The Wisconsin State Patrol's Bureau of Network Engineering and Data Infrastructure (BNEDI) employs a diverse team of technicians, an electrical engineer, and other communications professionals to support public safety. Staff within the Bureau's Network and Communications Section help ensure that mission-critical communication services and technologies are available 24/7 to public safety partners across the state.
Communication towers play a vital public safety role. An electrical engineer and other technical staff help design, test, implement, operate and maintain tower sites. This work may involve engineering analysis of microwave radio paths, propagation coverage, frequency intermodulation, and structural analyses to determine best practices for communications systems and interoperability.
To ensure the most efficient and cost-effective use of limited radio frequency resources, a frequency coordinator/radio spectrum manager works with intergovernmental entities including the Federal Communications Commissions (FCC) and the Association of Public Safety Communications Officials (APCO).
Electrical Engineer – Advanced
Office Program Assistant - Advanced - Confidential
Office Program Associate/Tower Site Specialist
Technical Services Units
Field Service Technicians are responsible for several key systems across the state. Technicians operate and maintain:
- The statewide microwave radio network
- Statewide P25 VHF trunked Wisconsin Interoperable System for Communication (WISCOM) two-way radio system and tower sites
- The Opto22 tower infrastructure alarm system
- The Wisconsin State Patrol's (WSP) legacy conventional two-way radio system and Communication Unit dispatch centers
- The mobile WISCOM Site on Wheels (SOW)
- The Department of Natural Resources (DNR) conventional and digital two-way radio systems
- WSP's mobile and portable radios and vehicle repeaters
- WSP vehicle sirens, emergency lighting systems, and mobile data computer equipment
- Technicians also repair radio equipment for other state agencies as needed.
The Technical Services area is subdivided into three areas: Northwestern, Northeastern, and Southern.
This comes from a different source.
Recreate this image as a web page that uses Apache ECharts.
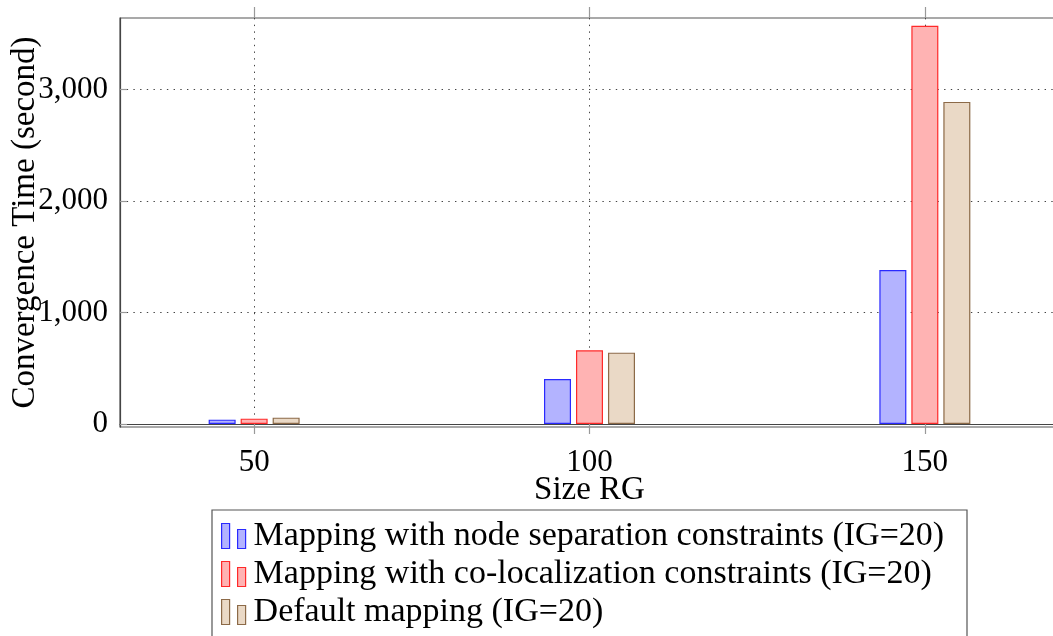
<!DOCTYPE html>
<html>
<head>
<meta charset="utf-8">
<script src="https://cdn.jsdelivr.net/npm/echarts@6/dist/echarts.min.js"></script>
<style>
  html, body { margin: 0; padding: 0; background: #fff; }
  #chart { width: 1053px; height: 636px; }
</style>
</head>
<body>
<div id="chart"></div>
<script>
// Graph sizes (x positions of the bar groups)
const sizes = [50, 100, 150];
// Convergence time in seconds per mapping strategy
const nodeSeparation = [39, 404, 1382];
const coLocalization = [48, 661, 3574];
const defaultMapping = [57, 640, 2890];
const seriesNames = [
  'Mapping with node separation constraints (IG=20)',
  'Mapping with co-localization constraints (IG=20)',
  'Default mapping (IG=20)'
];
const xTicks = [50, 100, 150];
const yTicks = [0, 1000, 2000, 3000];

const FONT = '"Liberation Serif", "DejaVu Serif", serif';
const styles = [
  { color: '#b3b3ff', borderColor: '#2a2aff' },
  { color: '#ffb3b3', borderColor: '#ff2a2a' },
  { color: '#ead9c6', borderColor: '#8c6a48' }
];
// two small bars, as in a ybar legend entry
const legendIcon = 'path://M0,0h8v25h-8zM16,6h8v19h-8z';

const chart = echarts.init(document.getElementById('chart'), null, { renderer: 'canvas' });

const gridLine = { show: true, lineStyle: { color: '#444', width: 1, type: [1.4, 5.3] } };
const fmtThousands = v => Math.round(v).toLocaleString('en-US');

function barSeries(name, values, s) {
  return {
    name: name,
    type: 'bar',
    barWidth: 27,
    barGap: '18.5%',
    data: sizes.map((x, i) => [x, values[i]]),
    itemStyle: { color: s.color, borderColor: s.borderColor, borderWidth: 1.2 },
    emphasis: { disabled: true },
    animation: false
  };
}

chart.setOption({
  animation: false,
  grid: {
    left: 120, top: 18, right: -6, bottom: 209,
    show: true, borderColor: '#555', borderWidth: 1.2,
    containLabel: false, outerBoundsMode: 'none'
  },
  xAxis: [{
    type: 'value', min: 30, max: 170,
    name: 'Size RG', nameLocation: 'middle', nameGap: 47, nameMoveOverlap: false,
    nameTextStyle: { fontFamily: FONT, fontSize: 33, color: '#000' },
    axisLine: { show: true, lineStyle: { color: '#444', width: 1.2 } },
    axisTick: { show: true, customValues: xTicks, length: 10, inside: false, lineStyle: { color: '#999', width: 1.2 } },
    axisLabel: { customValues: xTicks, margin: 20, fontFamily: FONT, fontSize: 31, color: '#000' },
    splitLine: gridLine
  }, {
    type: 'value', min: 30, max: 170, position: 'top',
    axisLine: { show: false },
    axisTick: { show: true, customValues: xTicks, length: 11, inside: false, lineStyle: { color: '#999', width: 1.2 } },
    axisLabel: { show: false },
    splitLine: { show: false }
  }],
  yAxis: {
    type: 'value', min: -27, max: 3643,
    name: 'Convergence Time (second)', nameLocation: 'middle', nameGap: 78, nameMoveOverlap: false,
    nameTextStyle: { fontFamily: FONT, fontSize: 33, color: '#000' },
    axisLine: { show: true, lineStyle: { color: '#444', width: 1.2 } },
    axisTick: { show: true, customValues: yTicks, inside: true, length: 7, lineStyle: { color: '#999', width: 1.2 } },
    axisLabel: { customValues: yTicks, margin: 12, fontFamily: FONT, fontSize: 31, color: '#000', formatter: fmtThousands },
    splitLine: gridLine
  },
  graphic: [{
    type: 'rect', z: 0,
    shape: { x: 212, y: 510, width: 755, height: 200 },
    style: { fill: '#fff', stroke: '#555', lineWidth: 1.2 }
  }],
  legend: {
    orient: 'vertical',
    left: 212, top: 510,
    padding: [9, 18, 0, 9],
    itemGap: 4,
    itemWidth: 24, itemHeight: 25,
    z: 10,
    textStyle: { fontFamily: FONT, fontSize: 34, lineHeight: 30, color: '#000', padding: [0, 0, 0, 3] },
    selectedMode: false,
    data: seriesNames.map((n, i) => ({
      name: n, icon: legendIcon,
      itemStyle: { color: styles[i].color, borderColor: styles[i].borderColor, borderWidth: 1.2 }
    }))
  },
  series: [
    barSeries(seriesNames[0], nodeSeparation, styles[0]),
    barSeries(seriesNames[1], coLocalization, styles[1]),
    barSeries(seriesNames[2], defaultMapping, styles[2])
  ]
});
</script>
</body>
</html>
Northwest Technical Services Unit
Four technicians and one supervisor are responsible for the Northwest Technical Services area, covering 20 counties: Douglas, Bayfield, Ashland, Burnett, Washburn, Sawyer, Polk, Barron, Rusk, St. Croix, Dunn, Chippewa, Taylor, Pierce, Pepin, Eau Claire, Clark, Buffalo, Trempealeau, and Jackson.
Two service shops located in Eau Claire and Spooner are responsible for service at 32 tower sites, two dispatch centers, and three Safety and Weight Enforcement Facilities (SWEFs).
Northeast Technical Services Unit
Eight technicians and one supervisor are responsible for the Northeast Technical Services area, covering 29 counties: Iron, Vilas, Forest, Florence, Price, Oneida, Lincoln, Langlade, Oconto, Marinette, Marathon, Shawano, Menominee, Wood, Portage, Waupaca, Outagamie, Brown, Kewaunee, Door, Adams, Waushara, Marquette, Greek Lake, Winnebago, Fond du Lac, Calumet, Manitowoc, and Sheboygan.
Five service shops located in Wausau, Tomahawk, Green Bay, Fond du Lac, and Rubicon are responsible for service at 56 tower sites, one dispatch center, and four Safety and Weight Enforcement Facilities (SWEFs).
Southern Technical Services Unit
Seven technicians and one supervisor are responsible for the Southern Technical Services area, covering 23 counties: La Crosse, Monroe, Juneau, Vernon, Richland, Sauk, Columbia, Dodge, Washington, Ozaukee, Crawford, Grant, Iowa, Lafayette, Dane, Green, Rock, Jefferson, Waukesha, Walworth, Milwaukee, Racine, and Kenosha.
Three service shops located in Tomah, DeForest, and Waukesha are responsible for service at 38 tower sites, three dispatch centers, and six Safety and Weight Enforcement Facilities (SWEFs).
Network Support Unit
Statewide law enforcement communication requires effective back-up systems. Network information systems (IS) specialists oversee two (2) complex IP data networks and their corresponding statewide infrastructure. Microwave radio and proprietary fiber optics combine to create a complex IP data mesh network. Both networks provide redundancy and resiliency to the WSPs Voice over IP (VoIP) voice radio network and the WSPs business and partner public safety networks. Some critical services that traverse this complex information network include WISCOM, a statewide private Voice over Internet Protocol (VoIP) telephone system, and wireless data networking technologies that support the Mobile Architecture for Communications Handling (MACH) system.
Fleet Installation Center
Behind the WSP's fleet of over 500 patrol vehicles is a team of skilled electronics technicians and communications system analysts. Staff with the Fleet Installation Center (FIC) design, install, test, and maintain computer-controlled emergency lighting, siren, and video systems; and two-way radio equipment.